◆ **Problem to solve**: Omit the pictures and output every entry below exactly as written.

-- START OF Given entries --

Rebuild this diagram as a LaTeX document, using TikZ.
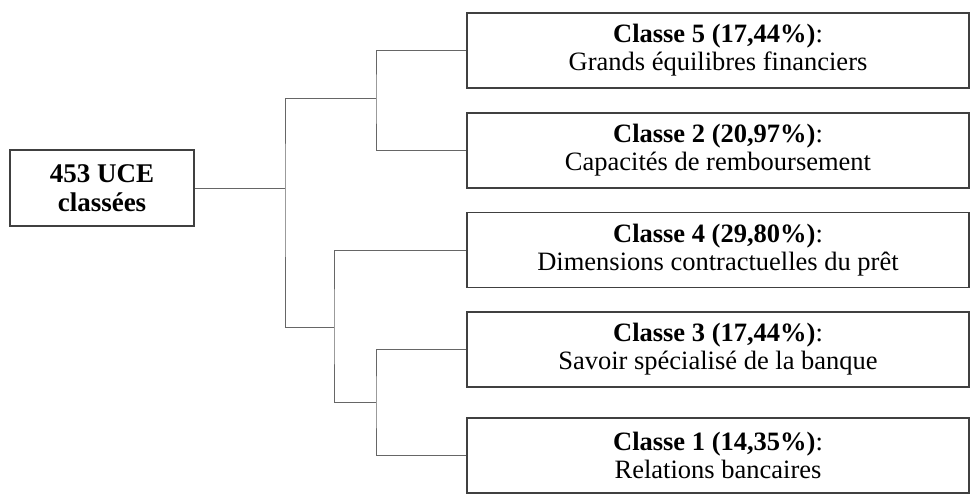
\documentclass[tikz,border=0pt]{standalone}
\usepackage{fontspec}
\setmainfont{Liberation Serif}
\begin{document}
\begin{tikzpicture}[x=1pt,y=-1pt,
  classbox/.style={draw=black!75,line width=1.3pt,minimum width=502pt,minimum height=75pt,inner sep=0pt,align=center,
    font=\fontsize{26.5}{28}\selectfont},
  rootbox/.style={draw=black!75,line width=1.3pt,minimum width=184pt,minimum height=76pt,inner sep=0pt,align=center,
    font=\fontsize{27}{29}\selectfont\bfseries},
  link/.style={draw=black!60,line width=1pt}]
\useasboundingbox (0,0) rectangle (971,498);
\node[rootbox] (root) at (102,188) {453 UCE\\classées};
\node[classbox] (c5) at (718,50.5) {\textbf{Classe 5 (17,44\%)}:\\Grands équilibres financiers};
\node[classbox] (c2) at (718,150.5) {\textbf{Classe 2 (20,97\%)}:\\Capacités de remboursement};
\node[classbox] (c4) at (718,250) {\textbf{Classe 4 (29,80\%)}:\\Dimensions contractuelles du prêt};
\node[classbox] (c3) at (718,349.5) {\textbf{Classe 3 (17,44\%)}:\\Savoir spécialisé de la banque};
\node[classbox] (c1) at (718,455.5) {\textbf{Classe 1 (14,35\%)}:\\Relations bancaires};
\coordinate (u) at (376,98);
\coordinate (m) at (285,188);
\coordinate (l) at (334,327);
\coordinate (d) at (376,402);
\draw[link] (c5.west) -| (u) |- (c2.west);
\draw[link] (u) -| (m) |- (l);
\draw[link] (root.east) -- (m);
\draw[link] (c4.west) -| (l) |- (d);
\draw[link] (c3.west) -| (d) |- (c1.west);
\end{tikzpicture}
\end{document}
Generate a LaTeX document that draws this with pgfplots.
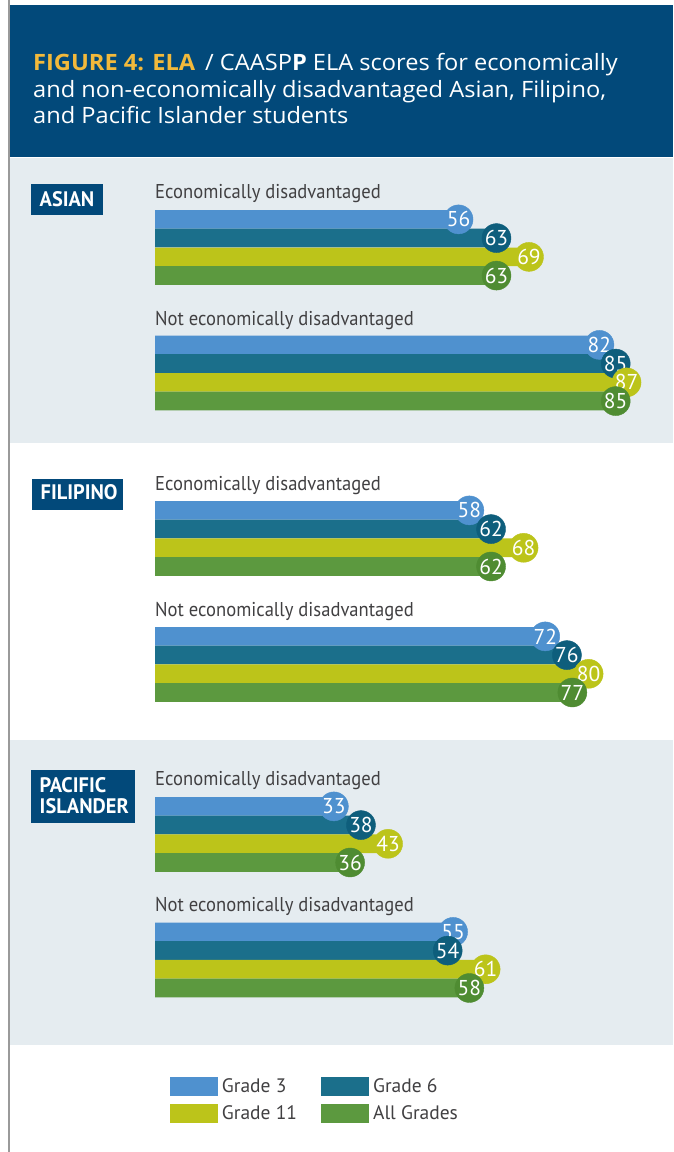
\documentclass[border=0pt]{standalone}
\usepackage{fontspec}
\setmainfont{PT Sans}
\newfontfamily\condfont[FakeStretch=0.93]{PT Sans}
\newfontfamily\boxfont[FakeStretch=0.97]{PT Sans}
\newfontfamily\titlefont[FakeStretch=1.05]{Open Sans}
\usepackage{pgfplots}
\pgfplotsset{compat=1.18}
\definecolor{hdr}{HTML}{02497A}
\definecolor{gold}{HTML}{F2B93B}
\definecolor{panel}{HTML}{E5ECF0}
\definecolor{gthree}{HTML}{4F91CF}
\definecolor{gsix}{HTML}{1B6F8B}
\definecolor{geleven}{HTML}{BCC41A}
\definecolor{gall}{HTML}{5C993F}
\definecolor{gsixdk}{HTML}{0E5E7C}
\definecolor{galldk}{HTML}{4F8C32}
\definecolor{txt}{HTML}{414042}
\definecolor{bord}{HTML}{9A9A9A}
\pgfplotsset{
  mybar/.style={xbar, bar width=18.7pt, bar shift=0pt, draw=none,
    legend image code/.code={\fill[##1] (0pt,-9.5pt) rectangle (48pt,9.5pt);}},
  lbl/.style={only marks, mark=*, mark size=14.5pt, forget plot,
    nodes near coords,
    nodes near coords style={anchor=center, text=white, inner sep=0pt,
      font=\fontsize{21.5}{21.5}\selectfont}},
}
\begin{document}
\begin{tikzpicture}[x=1pt,y=1pt]
\useasboundingbox (0,0) rectangle (673,1152);
\fill[white] (0,0) rectangle (673,1152);
\fill[hdr] (9,1147) rectangle (673,995);
\fill[panel] (9,994) rectangle (673,709);
\fill[panel] (9,412) rectangle (673,107);
\draw[bord, line width=1.5pt] (9,0) -- (9,1152);
% title
\begin{scope}[every node/.style={anchor=base west, inner sep=0pt, text=white, font=\titlefont\fontsize{22.5}{24}\selectfont}]
\node at (33,1081.3) {\textcolor{gold}{\bfseries FIGURE 4: ELA}\hspace{10pt}/ CAASP\textbf{P} ELA scores for economically};
\node at (33,1054.7) {and non-economically disadvantaged Asian, Filipino,};
\node at (33,1028) {and Pacific Islander students};
\end{scope}
% category boxes
\fill[hdr] (31,968) rectangle (103,937);
\fill[hdr] (32,673) rectangle (123,642);
\fill[hdr] (31,382) rectangle (135,329.3);
\begin{scope}[every node/.style={anchor=base west, inner sep=0pt, text=white, font=\boxfont\bfseries\fontsize{21}{21}\selectfont}]
\node at (39.5,945) {ASIAN};
\node at (40.5,652) {FILIPINO};
\node at (39.5,359.5) {PACIFIC};
\node at (39.5,338) {ISLANDER};
\end{scope}
% group labels
\begin{scope}[every node/.style={anchor=base west, inner sep=0pt, text=txt, font=\condfont\fontsize{20}{20}\selectfont}]
\node at (155,953) {Economically disadvantaged};
\node at (155,826.5) {Not economically disadvantaged};
\node at (155,661.7) {Economically disadvantaged};
\node at (155,535.7) {Not economically disadvantaged};
\node at (155,366) {Economically disadvantaged};
\node at (155,240) {Not economically disadvantaged};
\end{scope}
\begin{axis}[at={(0,0)}, anchor=south west, scale only axis,
  width=673pt, height=1152pt,
  xmin=-28.598, xmax=95.57, ymin=0, ymax=1152,
  enlargelimits=false, hide axis, clip=false,
  point meta=x,
  /pgf/number format/assume math mode=true,
  legend columns=2,
  legend cell align=left,
  legend style={at={(0.2526,0.0651)}, anchor=north west, draw=none, fill=none,
    inner sep=0pt, outer sep=0pt,
    font=\fontsize{19.5}{20}\selectfont, text=txt,
    nodes={inner xsep=4pt, inner ysep=0pt},
    /tikz/every even column/.append style={column sep=20pt},
    row sep=8pt},
]
\addplot[mybar, fill=gthree] coordinates {(56,932.6) (82,807.1) (58,641.6) (72,515.6) (33,345.6) (55,220.1)};
\addlegendentry{Grade 3}
\addplot[mybar, fill=gsix] coordinates {(63,913.9) (85,788.4) (62,622.9) (76,496.9) (38,326.9) (54,201.4)};
\addlegendentry{Grade 6}
\addplot[mybar, fill=geleven] coordinates {(69,895.1) (87,769.6) (68,604.2) (80,478.2) (43,308.2) (61,182.7)};
\addlegendentry{Grade 11}
\addplot[mybar, fill=gall] coordinates {(63,876.4) (85,750.9) (62,585.5) (77,459.5) (36,289.5) (58,164.0)};
\addlegendentry{All Grades}
\addplot[lbl, gthree] coordinates {(56,932.6) (82,807.1) (58,641.6) (72,515.6) (33,345.6) (55,220.1)};
\addplot[lbl, gsixdk] coordinates {(63,913.9) (85,788.4) (62,622.9) (76,496.9) (38,326.9) (54,201.4)};
\addplot[lbl, geleven] coordinates {(69,895.1) (87,769.6) (68,604.2) (80,478.2) (43,308.2) (61,182.7)};
\addplot[lbl, galldk] coordinates {(63,876.4) (85,750.9) (62,585.5) (77,459.5) (36,289.5) (58,164.0)};
\end{axis}
\end{tikzpicture}
\end{document}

-- END OF Given entries --

◆ **Exercise solution**:
Rebuild this diagram as a LaTeX document, using TikZ.
\documentclass[tikz,border=0pt]{standalone}
\usepackage{fontspec}
\setmainfont{Liberation Serif}
\begin{document}
\begin{tikzpicture}[x=1pt,y=-1pt,
  classbox/.style={draw=black!75,line width=1.3pt,minimum width=502pt,minimum height=75pt,inner sep=0pt,align=center,
    font=\fontsize{26.5}{28}\selectfont},
  rootbox/.style={draw=black!75,line width=1.3pt,minimum width=184pt,minimum height=76pt,inner sep=0pt,align=center,
    font=\fontsize{27}{29}\selectfont\bfseries},
  link/.style={draw=black!60,line width=1pt}]
\useasboundingbox (0,0) rectangle (971,498);
\node[rootbox] (root) at (102,188) {453 UCE\\classées};
\node[classbox] (c5) at (718,50.5) {\textbf{Classe 5 (17,44\%)}:\\Grands équilibres financiers};
\node[classbox] (c2) at (718,150.5) {\textbf{Classe 2 (20,97\%)}:\\Capacités de remboursement};
\node[classbox] (c4) at (718,250) {\textbf{Classe 4 (29,80\%)}:\\Dimensions contractuelles du prêt};
\node[classbox] (c3) at (718,349.5) {\textbf{Classe 3 (17,44\%)}:\\Savoir spécialisé de la banque};
\node[classbox] (c1) at (718,455.5) {\textbf{Classe 1 (14,35\%)}:\\Relations bancaires};
\coordinate (u) at (376,98);
\coordinate (m) at (285,188);
\coordinate (l) at (334,327);
\coordinate (d) at (376,402);
\draw[link] (c5.west) -| (u) |- (c2.west);
\draw[link] (u) -| (m) |- (l);
\draw[link] (root.east) -- (m);
\draw[link] (c4.west) -| (l) |- (d);
\draw[link] (c3.west) -| (d) |- (c1.west);
\end{tikzpicture}
\end{document}
Generate a LaTeX document that draws this with pgfplots.
\documentclass[border=0pt]{standalone}
\usepackage{fontspec}
\setmainfont{PT Sans}
\newfontfamily\condfont[FakeStretch=0.93]{PT Sans}
\newfontfamily\boxfont[FakeStretch=0.97]{PT Sans}
\newfontfamily\titlefont[FakeStretch=1.05]{Open Sans}
\usepackage{pgfplots}
\pgfplotsset{compat=1.18}
\definecolor{hdr}{HTML}{02497A}
\definecolor{gold}{HTML}{F2B93B}
\definecolor{panel}{HTML}{E5ECF0}
\definecolor{gthree}{HTML}{4F91CF}
\definecolor{gsix}{HTML}{1B6F8B}
\definecolor{geleven}{HTML}{BCC41A}
\definecolor{gall}{HTML}{5C993F}
\definecolor{gsixdk}{HTML}{0E5E7C}
\definecolor{galldk}{HTML}{4F8C32}
\definecolor{txt}{HTML}{414042}
\definecolor{bord}{HTML}{9A9A9A}
\pgfplotsset{
  mybar/.style={xbar, bar width=18.7pt, bar shift=0pt, draw=none,
    legend image code/.code={\fill[##1] (0pt,-9.5pt) rectangle (48pt,9.5pt);}},
  lbl/.style={only marks, mark=*, mark size=14.5pt, forget plot,
    nodes near coords,
    nodes near coords style={anchor=center, text=white, inner sep=0pt,
      font=\fontsize{21.5}{21.5}\selectfont}},
}
\begin{document}
\begin{tikzpicture}[x=1pt,y=1pt]
\useasboundingbox (0,0) rectangle (673,1152);
\fill[white] (0,0) rectangle (673,1152);
\fill[hdr] (9,1147) rectangle (673,995);
\fill[panel] (9,994) rectangle (673,709);
\fill[panel] (9,412) rectangle (673,107);
\draw[bord, line width=1.5pt] (9,0) -- (9,1152);
% title
\begin{scope}[every node/.style={anchor=base west, inner sep=0pt, text=white, font=\titlefont\fontsize{22.5}{24}\selectfont}]
\node at (33,1081.3) {\textcolor{gold}{\bfseries FIGURE 4: ELA}\hspace{10pt}/ CAASP\textbf{P} ELA scores for economically};
\node at (33,1054.7) {and non-economically disadvantaged Asian, Filipino,};
\node at (33,1028) {and Pacific Islander students};
\end{scope}
% category boxes
\fill[hdr] (31,968) rectangle (103,937);
\fill[hdr] (32,673) rectangle (123,642);
\fill[hdr] (31,382) rectangle (135,329.3);
\begin{scope}[every node/.style={anchor=base west, inner sep=0pt, text=white, font=\boxfont\bfseries\fontsize{21}{21}\selectfont}]
\node at (39.5,945) {ASIAN};
\node at (40.5,652) {FILIPINO};
\node at (39.5,359.5) {PACIFIC};
\node at (39.5,338) {ISLANDER};
\end{scope}
% group labels
\begin{scope}[every node/.style={anchor=base west, inner sep=0pt, text=txt, font=\condfont\fontsize{20}{20}\selectfont}]
\node at (155,953) {Economically disadvantaged};
\node at (155,826.5) {Not economically disadvantaged};
\node at (155,661.7) {Economically disadvantaged};
\node at (155,535.7) {Not economically disadvantaged};
\node at (155,366) {Economically disadvantaged};
\node at (155,240) {Not economically disadvantaged};
\end{scope}
\begin{axis}[at={(0,0)}, anchor=south west, scale only axis,
  width=673pt, height=1152pt,
  xmin=-28.598, xmax=95.57, ymin=0, ymax=1152,
  enlargelimits=false, hide axis, clip=false,
  point meta=x,
  /pgf/number format/assume math mode=true,
  legend columns=2,
  legend cell align=left,
  legend style={at={(0.2526,0.0651)}, anchor=north west, draw=none, fill=none,
    inner sep=0pt, outer sep=0pt,
    font=\fontsize{19.5}{20}\selectfont, text=txt,
    nodes={inner xsep=4pt, inner ysep=0pt},
    /tikz/every even column/.append style={column sep=20pt},
    row sep=8pt},
]
\addplot[mybar, fill=gthree] coordinates {(56,932.6) (82,807.1) (58,641.6) (72,515.6) (33,345.6) (55,220.1)};
\addlegendentry{Grade 3}
\addplot[mybar, fill=gsix] coordinates {(63,913.9) (85,788.4) (62,622.9) (76,496.9) (38,326.9) (54,201.4)};
\addlegendentry{Grade 6}
\addplot[mybar, fill=geleven] coordinates {(69,895.1) (87,769.6) (68,604.2) (80,478.2) (43,308.2) (61,182.7)};
\addlegendentry{Grade 11}
\addplot[mybar, fill=gall] coordinates {(63,876.4) (85,750.9) (62,585.5) (77,459.5) (36,289.5) (58,164.0)};
\addlegendentry{All Grades}
\addplot[lbl, gthree] coordinates {(56,932.6) (82,807.1) (58,641.6) (72,515.6) (33,345.6) (55,220.1)};
\addplot[lbl, gsixdk] coordinates {(63,913.9) (85,788.4) (62,622.9) (76,496.9) (38,326.9) (54,201.4)};
\addplot[lbl, geleven] coordinates {(69,895.1) (87,769.6) (68,604.2) (80,478.2) (43,308.2) (61,182.7)};
\addplot[lbl, galldk] coordinates {(63,876.4) (85,750.9) (62,585.5) (77,459.5) (36,289.5) (58,164.0)};
\end{axis}
\end{tikzpicture}
\end{document}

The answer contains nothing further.